For the orbit of point $P$ described by the parametric equations $x(t)=\sin(nt)$ and $y(t)=\sin(mt)$, determine $n$ and $m$ so that point $P$ is in the origin exactly twice. EDIT: I believe range of values was $-2\pi<t<2\pi$
This was a question on a test I recently had, but I had no idea how to even start to answer it. Any help would be appreciated.
Unfortunately, without the exact formulation my answer is just a hint. You know that at some time $\tau$ you have $x(\tau)=y(\tau)=0$. The solutions for these equations are $$nt=i\pi\\mt=j\pi$$with $i,j\in\mathbb Z$. One solution is obviously $t=0$, corresponding to $i=j=0$. You also know that $m=n=0$ is not a valid solution ($P$ is always at origin), but you can have any of those be $0$, if the other one is not. Without loss of generality, say $m\ne 0$. If $n=0$ all you need is that $mt$ is a multiple of $\pi$ exactly once in your time interval (minus the $0$ case). So if you are looking for a $t$ in the $(0,2\pi)$ interval, you get $m\in[1,2)$.
In case both $m$ and $n$ are non-zero, it gets a little more complicated.
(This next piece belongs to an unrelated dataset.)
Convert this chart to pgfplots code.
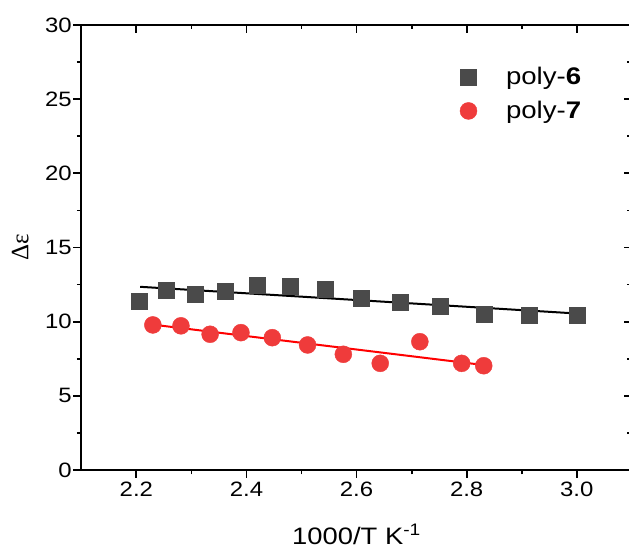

By dividing the above equations you get $$\frac nm=\frac ij$$but you still have the constraint of the time interval, and number of times $P$ is at origin. So you can have for example $x=0$ having a lot of solutions in the $(0,2\pi)$ interval, and similarly for $y=0$, but only one of them is common. Therefore you need to know the exact formulation of the problem to be able to make these constraints.